Good Vibrations arrived here as one of the easiest targets in recent memory for critical scorn, carrying nearly as much negative word of mouth as had hovered over Dracula and Dance of the Vampires combined. The real question, though, is how its perpetrators could have gone so wrong. Given the material it started with, it ought to have been as easy to assemble and operate as any machine-age product, with nothing to keep it from being as successful as Mamma Mia, if not more so. After all, Beach Boys songs are genuinely musical, with a sound and a set of techniques that still feel fresh today, whereas nobody, not even people who wax nostalgic over the disco era, could claim that Abba was offering anything musically original. Beach Boys songs are not only reminders of somebody’s childhood and somebody else’s first surfboard (or first viewing of The Endless Summer), they’re emotional experiences in themselves, each with a ring and a shape and a substance of its own.
You would think the first goal of the musical’s creators would be to find a story that set off the songs, creating an atmosphere in which they could blossom. Richard Dresser’s book starts out on the wrong coast—was there ever music that sounded more like the California shoreline than this?—and takes an unconscionably long time heading west, with no particular events of interest on the way and even less of a notion about what to do when it finally hits the beach. In terms of dramatic logic, this script makes Gidget movies look like Hegel. At least Mamma Mia‘s stupid secondhand story is consistent in its stupidity and secondhand-ness, and has enough sense to get the job done and get out of the way of the numbers.
Not, mind you, that there’s much to get out of the way of in John Carrafa’s choreography, which makes extensive demands on the dancers without giving them much in return; The numbers are rarely focused for effect, and the individual personalities don’t emerge. The lead, David Larsen, is first-rate in the footwork department, but is also, unwisely, asked to carry a heavy singing burden: He has a beautiful falsetto but his gravelly middle register suggests Judi Dench on a foggy day. It’s a relief when somebody like Tituss Burgess or Sebastian Arcelus takes over. Kate Reinders, the female lead, does well despite a character that makes zero sense; Jessica-Snow Wilson, the lead in what’s apparently meant to be the comic subplot, is often only waving in the general direction of the note when she sings. And as if to make sure all the show’s potential niche markets are covered, there’s a “gay” subplot that takes up roughly 90 seconds of stage time. (Maybe the word in quotes should be “subplot” rather than “gay.”)

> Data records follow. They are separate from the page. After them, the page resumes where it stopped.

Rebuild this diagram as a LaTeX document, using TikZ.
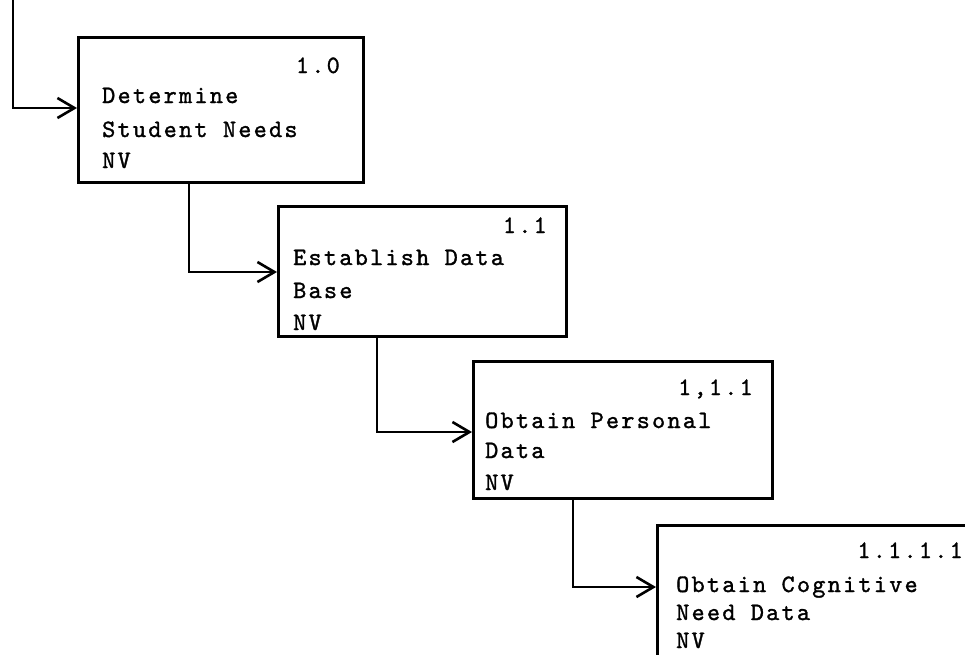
\documentclass[tikz,border=0pt]{standalone}
\usepackage{fontspec}
\newfontfamily\twfont{lmmono10-regular}[Extension=.otf, LetterSpace=9, FakeBold=1.3]
\usetikzlibrary{arrows.meta}
\tikzset{
  boxst/.style={draw, line width=2.6pt, anchor=north west, inner sep=0pt},
  txt/.style={inner sep=0pt, font=\fontsize{25}{29}\twfont},
  lt/.style={txt, anchor=base west},
  rt/.style={txt, anchor=base east},
  conn/.style={line width=2.6pt, -{Straight Barb[length=17pt,width=20pt,line width=2.6pt]}}
}
\begin{document}
\begin{tikzpicture}[x=1pt,y=-1pt]
\useasboundingbox (0,0) rectangle (965,654);
\clip (0,0) rectangle (965,654);
% boxes
\node[boxst, minimum width=285pt, minimum height=145pt] (b1) at (77,36) {};
\node[boxst, minimum width=288pt, minimum height=130pt] (b2) at (277,205) {};
\node[boxst, minimum width=299pt, minimum height=137pt] (b3) at (472,360) {};
\node[boxst, minimum width=340pt, minimum height=160pt] (b4) at (656,524) {};
% texts box 1
\node[rt] (n1) at (340,73) {1.0};
\node[lt] (a1) at (102,103) {Determine};
\node[lt] (a2) at (102,137) {Student Needs};
\node[lt] (a3) at (102,168) {NV};
% texts box 2
\node[rt] (n2) at (547,233) {1.1};
\node[lt] (b21) at (293,265) {Establish Data};
\node[lt] (b22) at (293,298) {Base};
\node[lt] (b23) at (293,330) {NV};
% texts box 3
\node[rt] (n3) at (753,395) {1,1.1};
\node[lt] (c31) at (485,428) {Obtain Personal};
\node[lt] (c32) at (485,458) {Data};
\node[lt] (c33) at (485,490) {NV};
% texts box 4
\node[rt] (n4) at (963,558) {1.1.1.1};
\node[lt] (d41) at (676,592) {Obtain Cognitive};
\node[lt] (d42) at (676,620) {Need Data};
\node[lt] (d43) at (676,648) {NV};
% connectors
\coordinate (start) at (13,0);
\coordinate (t0) at (13,108);
\coordinate (t1) at (189,272);
\coordinate (t2) at (377,432);
\coordinate (t3) at (573,587);
\draw[conn] (start) |- (b1.west |- t0);
\draw[conn] (b1.south -| t1) |- (b2.west |- t1);
\draw[conn] (b2.south -| t2) |- (b3.west |- t2);
\draw[conn] (b3.south -| t3) |- (b4.west |- t3);
\end{tikzpicture}
\end{document}
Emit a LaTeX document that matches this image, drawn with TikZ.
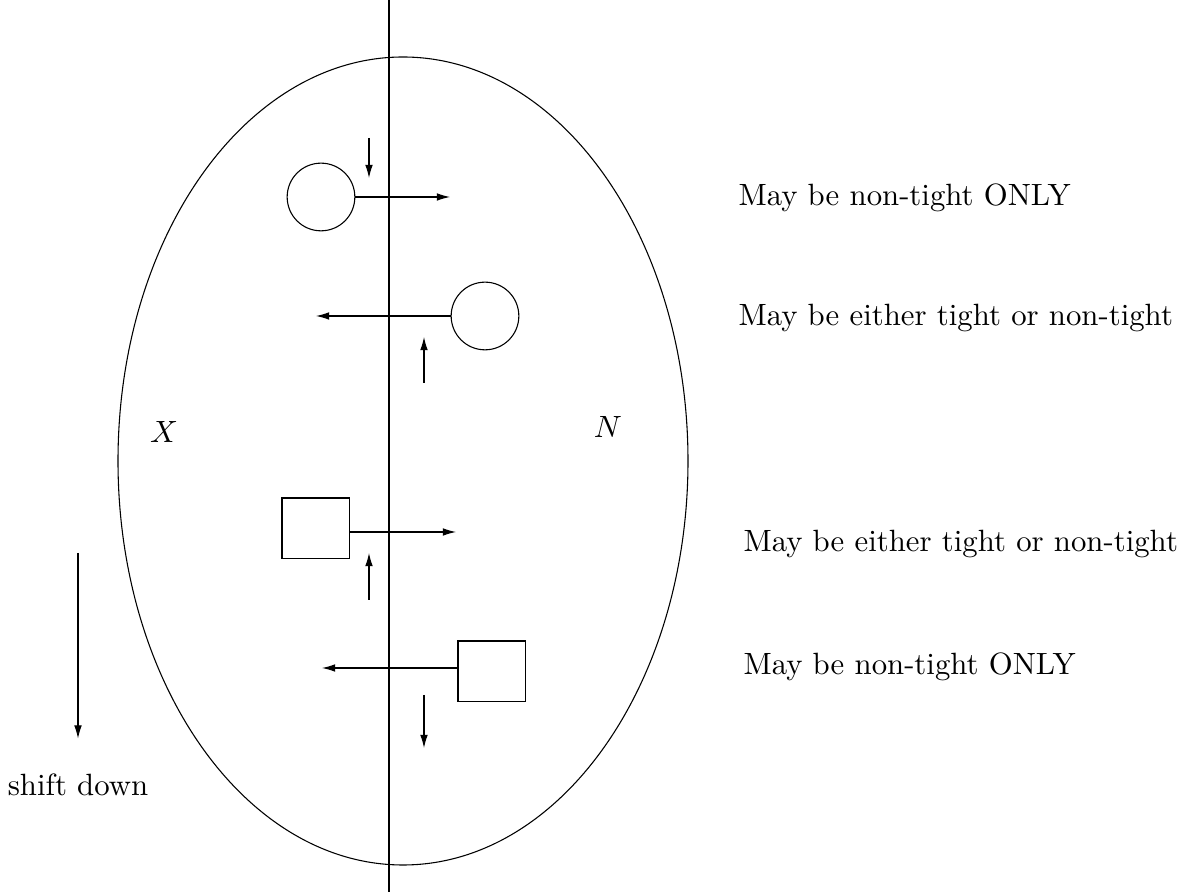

Yes, there are moments of fun. I smiled when the second-act curtain went up on Heidi Ettinger’s sky full of beach balls. And even patchy vocal execution can’t kill the songs, with their funnily curving harmonies and their cool, tangy blend of medieval polyphony with gospel decoration. But almost everything in the show looks as if it were set up to market the Beach Boys’ songs without giving any thought to what the songs were or how they might live in a theater piece. In the long run, despite all the devoted work and last-ditch repair efforts that have gone into it, Good Vibrations displays only the producers’ notion that it might be salable. Apparently no one involved bothered to ask why they were selling it, or how to make it worth buying. It makes you wonder if, before the manufacturing process started, any of the producers ever actually listened to a Beach Boys song.